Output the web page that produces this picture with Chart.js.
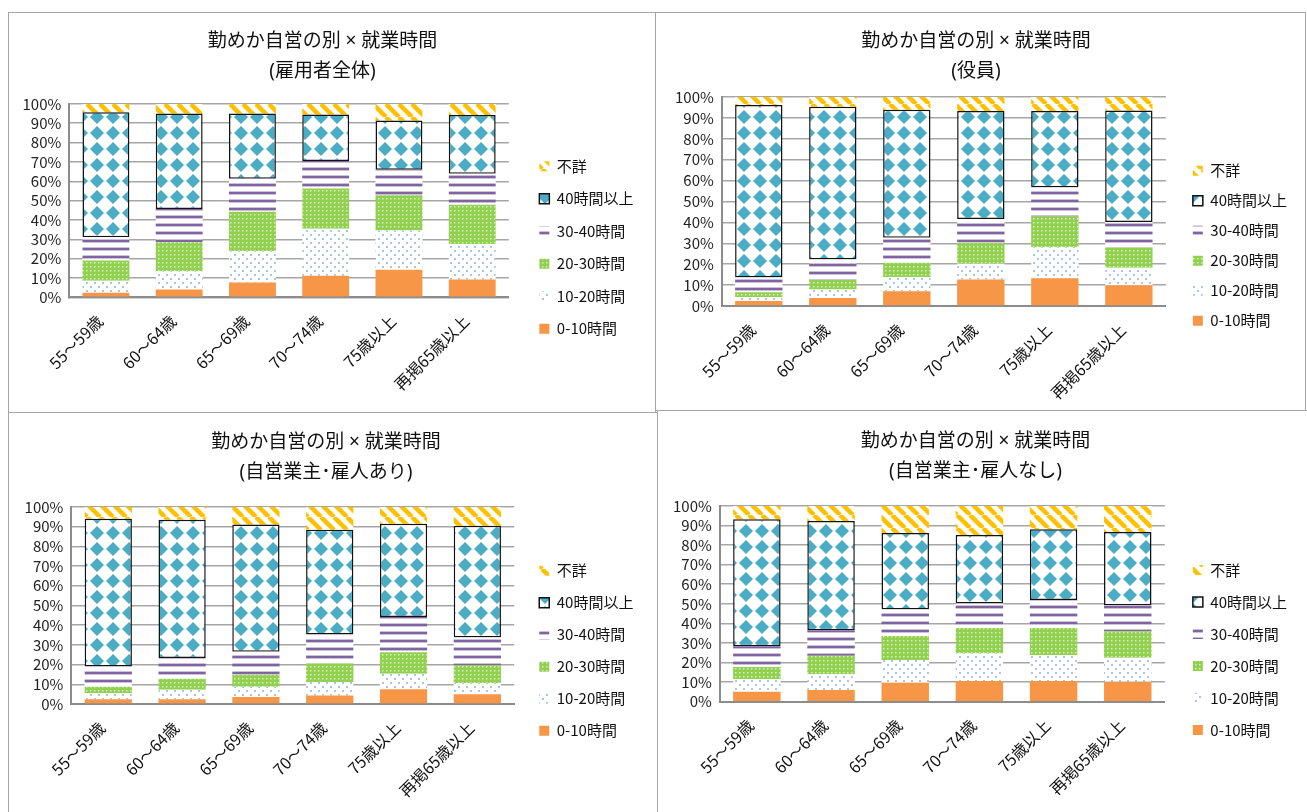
<!DOCTYPE html>
<html>
<head>
<meta charset="utf-8">
<script src="https://cdn.jsdelivr.net/npm/chart.js@4.4.0/dist/chart.umd.min.js"></script>
<style>
  body { margin: 0; background: #fff; width: 1307px; height: 812px; overflow: hidden; position: relative; }
  .frame { position: absolute; box-sizing: border-box; border: 1px solid #a6a6a6; }
  canvas { position: absolute; }
</style>
</head>
<body>
<div class="frame" style="left:8px;top:12px;width:648px;height:401px"></div>
<div class="frame" style="left:655px;top:12px;width:651px;height:399px"></div>
<div class="frame" style="left:8px;top:412px;width:650px;height:420px"></div>
<div class="frame" style="left:657px;top:410px;width:670px;height:420px"></div>
<canvas id="c1" width="646" height="420" style="left:9px;top:13px"></canvas>
<canvas id="c2" width="649" height="420" style="left:656px;top:13px"></canvas>
<canvas id="c3" width="648" height="420" style="left:9px;top:413px"></canvas>
<canvas id="c4" width="649" height="420" style="left:658px;top:411px"></canvas>
<script>
const categories = ['55～59歳', '60～64歳', '65～69歳', '70～74歳', '75歳以上', '再掲65歳以上']
const seriesNames = ['0-10時間', '10-20時間', '20-30時間', '30-40時間', '40時間以上', '不詳']
const mainTitle = '勤めか自営の別 × 就業時間'

// 雇用者全体
const allH0 = [2.4, 4.0, 7.6, 11.2, 14.2, 9.2]
const allH10 = [6.2, 9.5, 16.2, 24.2, 20.3, 18.4]
const allH20 = [10.4, 15.0, 20.4, 20.9, 18.3, 20.2]
const allH30 = [12.0, 17.1, 17.1, 14.2, 13.2, 16.1]
const allH40 = [64.7, 49.4, 33.7, 24.0, 25.4, 30.4]
const allUnk = [4.3, 5.0, 5.0, 5.5, 8.6, 5.7]

// 役員
const offH0 = [2.4, 3.8, 7.1, 12.7, 13.3, 9.9]
const offH10 = [1.9, 4.1, 6.7, 7.5, 14.9, 8.4]
const offH20 = [2.3, 4.6, 6.9, 10.1, 14.6, 9.6]
const offH30 = [7.0, 9.8, 12.0, 11.4, 13.9, 12.3]
const offH40 = [82.6, 73.1, 61.2, 51.7, 36.7, 53.4]
const offUnk = [3.8, 4.6, 6.1, 6.6, 6.6, 6.4]

// 自営業主･雇人あり
const empH0 = [2.4, 2.4, 3.6, 4.3, 7.5, 5.0]
const empH10 = [3.1, 4.8, 5.1, 6.8, 7.9, 5.6]
const empH20 = [3.2, 5.6, 6.2, 9.4, 10.9, 9.1]
const empH30 = [10.3, 10.6, 11.6, 14.7, 17.8, 14.0]
const empH40 = [75.0, 70.1, 64.6, 53.2, 47.4, 56.7]
const empUnk = [6.0, 6.5, 8.9, 11.6, 8.5, 9.6]

// 自営業主･雇人なし
const solH0 = [5.1, 6.0, 9.7, 10.6, 10.6, 10.2]
const solH10 = [6.5, 8.0, 11.6, 14.0, 13.3, 12.3]
const solH20 = [6.1, 9.5, 12.3, 13.1, 13.8, 13.5]
const solH30 = [10.6, 13.0, 13.5, 12.5, 14.3, 13.1]
const solH40 = [64.9, 55.8, 39.1, 35.0, 36.1, 37.6]
const solUnk = [6.8, 7.7, 13.8, 14.8, 11.9, 13.3]

const FONT = "'Noto Sans CJK JP', 'Noto Sans', sans-serif"
const TITLE_FONT = "'Noto Sans', 'Noto Sans CJK JP', sans-serif"

// ---------- fill patterns ----------
function tile(w, h, draw) {
  const c = document.createElement('canvas')
  c.width = w
  c.height = h
  const ctx = c.getContext('2d')
  draw(ctx, w, h)
  return ctx.createPattern(c, 'repeat')
}

const patStripe = tile(13, 13, (ctx, w) => {
  ctx.fillStyle = '#fff'
  ctx.fillRect(0, 0, w, w)
  ctx.strokeStyle = '#FFC000'
  ctx.lineWidth = 4.5
  for (let k = -1; k <= 1; k++) {
    ctx.beginPath()
    ctx.moveTo(k * w, 0)
    ctx.lineTo(k * w + w, w)
    ctx.stroke()
  }
})

const patDiamond = tile(16, 16, (ctx) => {
  ctx.fillStyle = '#fff'
  ctx.fillRect(0, 0, 16, 16)
  ctx.fillStyle = '#4BACC6'
  ctx.beginPath()
  ctx.moveTo(8, 1)
  ctx.lineTo(15, 8)
  ctx.lineTo(8, 15)
  ctx.lineTo(1, 8)
  ctx.closePath()
  ctx.fill()
})

const patLines = tile(8, 8, (ctx) => {
  ctx.fillStyle = '#fff'
  ctx.fillRect(0, 0, 8, 8)
  ctx.fillStyle = '#CCC1DA'
  ctx.fillRect(0, 2, 8, 4)
  ctx.fillStyle = '#8064A2'
  ctx.fillRect(0, 3, 8, 2)
})

const patGreen = tile(4, 4, (ctx) => {
  ctx.fillStyle = '#92D050'
  ctx.fillRect(0, 0, 4, 4)
  ctx.fillStyle = '#D6EEC0'
  ctx.fillRect(1, 1, 1.5, 1.5)
})

const patDots = tile(8, 8, (ctx) => {
  ctx.fillStyle = '#fff'
  ctx.fillRect(0, 0, 8, 8)
  ctx.fillStyle = '#A9C6EA'
  ctx.fillRect(1, 1, 2, 2)
  ctx.fillRect(5, 5, 2, 2)
})

const fills = ['#F79646', patDots, patGreen, patLines, patDiamond, patStripe]

// shift the legend block away from the plot, like Excel does
const legendShift = {
  id: 'legendShift',
  afterLayout(chart, args, opts) {
    const lg = chart.legend
    lg.left += opts.dx
    lg.right += opts.dx
    lg.top += opts.dy
    lg.bottom += opts.dy
  },
}

function makeChart(id, subtitle, series, look) {
  const datasets = series.map((data, i) => ({
    label: seriesNames[i],
    data: data,
    backgroundColor: fills[i],
    borderColor: i === 4 ? '#111' : 'transparent',
    borderWidth: i === 4 ? 1.5 : 0,
    borderSkipped: false,
  }))

  return new Chart(document.getElementById(id), {
    type: 'bar',
    data: { labels: categories, datasets: datasets },
    plugins: [legendShift],
    options: {
      responsive: false,
      animation: false,
      layout: { padding: look.pad },
      datasets: {
        bar: { categoryPercentage: 1, barPercentage: 0.64 },
      },
      scales: {
        x: {
          stacked: true,
          grid: { display: false, drawTicks: false },
          border: { color: '#8c8c8c', width: 2 },
          ticks: {
            minRotation: 45,
            maxRotation: 45,
            padding: 14,
            labelOffset: -6,
            color: '#111',
            font: { family: FONT, size: 16 },
          },
        },
        y: {
          stacked: true,
          min: 0,
          max: 100,
          grid: { color: '#A6A6A6', lineWidth: 1.5, drawTicks: false },
          border: { color: '#8c8c8c', width: 2 },
          ticks: {
            count: 11,
            autoSkip: false,
            padding: 8,
            color: '#222',
            font: { family: FONT, size: 15, lineHeight: 1 },
            callback: (v) => v + '%',
          },
        },
      },
      plugins: {
        legendShift: look.shift,
        title: {
          display: true,
          text: [mainTitle, subtitle],
          color: '#111',
          font: { family: TITLE_FONT, size: 19, weight: 'normal', lineHeight: 1.55 },
          padding: { top: look.titleTop, bottom: look.titleGap },
        },
        legend: {
          position: 'right',
          reverse: true,
          labels: {
            boxWidth: 10,
            boxHeight: 10,
            padding: look.legendGap,
            color: '#111',
            font: { family: FONT, size: 15 },
          },
        },
        tooltip: { enabled: false },
      },
    },
  })
}

makeChart('c1', '(雇用者全体)', [allH0, allH10, allH20, allH30, allH40, allUnk], {
  pad: { left: 5.5, right: 24.5, top: 0, bottom: 25 },
  titleTop: 14, titleGap: 18, legendGap: 17.5, shift: { dx: 13, dy: 37 },
})
makeChart('c2', '(役員)', [offH0, offH10, offH20, offH30, offH40, offUnk], {
  pad: { left: 11, right: 20, top: 0, bottom: 16.3 },
  titleTop: 14, titleGap: 11.2, legendGap: 15, shift: { dx: 12, dy: 30.8 },
})
makeChart('c3', '(自営業主･雇人あり)', [empH0, empH10, empH20, empH30, empH40, empUnk], {
  pad: { left: 7.6, right: 21.6, top: 0, bottom: 18.3 },
  titleTop: 15, titleGap: 20, legendGap: 17, shift: { dx: 8, dy: 36.8 },
})
makeChart('c4', '(自営業主･雇人なし)', [solH0, solH10, solH20, solH30, solH40, solUnk], {
  pad: { left: 7, right: 21, top: 0, bottom: 18.6 },
  titleTop: 16, titleGap: 20, legendGap: 17, shift: { dx: 11, dy: 38.2 },
})
</script>
</body>
</html>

※

### TASK TO CARRY OUT
Without the pictures, return the listing above from its first line through the line that has "const offUnk = [3.8, 4.6, 6.1, 6.6, 6.6, 6.4]".

### RESULT OF THIS EXERCISE
Output the web page that produces this picture with Chart.js.
<!DOCTYPE html>
<html>
<head>
<meta charset="utf-8">
<script src="https://cdn.jsdelivr.net/npm/chart.js@4.4.0/dist/chart.umd.min.js"></script>
<style>
  body { margin: 0; background: #fff; width: 1307px; height: 812px; overflow: hidden; position: relative; }
  .frame { position: absolute; box-sizing: border-box; border: 1px solid #a6a6a6; }
  canvas { position: absolute; }
</style>
</head>
<body>
<div class="frame" style="left:8px;top:12px;width:648px;height:401px"></div>
<div class="frame" style="left:655px;top:12px;width:651px;height:399px"></div>
<div class="frame" style="left:8px;top:412px;width:650px;height:420px"></div>
<div class="frame" style="left:657px;top:410px;width:670px;height:420px"></div>
<canvas id="c1" width="646" height="420" style="left:9px;top:13px"></canvas>
<canvas id="c2" width="649" height="420" style="left:656px;top:13px"></canvas>
<canvas id="c3" width="648" height="420" style="left:9px;top:413px"></canvas>
<canvas id="c4" width="649" height="420" style="left:658px;top:411px"></canvas>
<script>
const categories = ['55～59歳', '60～64歳', '65～69歳', '70～74歳', '75歳以上', '再掲65歳以上']
const seriesNames = ['0-10時間', '10-20時間', '20-30時間', '30-40時間', '40時間以上', '不詳']
const mainTitle = '勤めか自営の別 × 就業時間'

// 雇用者全体
const allH0 = [2.4, 4.0, 7.6, 11.2, 14.2, 9.2]
const allH10 = [6.2, 9.5, 16.2, 24.2, 20.3, 18.4]
const allH20 = [10.4, 15.0, 20.4, 20.9, 18.3, 20.2]
const allH30 = [12.0, 17.1, 17.1, 14.2, 13.2, 16.1]
const allH40 = [64.7, 49.4, 33.7, 24.0, 25.4, 30.4]
const allUnk = [4.3, 5.0, 5.0, 5.5, 8.6, 5.7]

// 役員
const offH0 = [2.4, 3.8, 7.1, 12.7, 13.3, 9.9]
const offH10 = [1.9, 4.1, 6.7, 7.5, 14.9, 8.4]
const offH20 = [2.3, 4.6, 6.9, 10.1, 14.6, 9.6]
const offH30 = [7.0, 9.8, 12.0, 11.4, 13.9, 12.3]
const offH40 = [82.6, 73.1, 61.2, 51.7, 36.7, 53.4]
const offUnk = [3.8, 4.6, 6.1, 6.6, 6.6, 6.4]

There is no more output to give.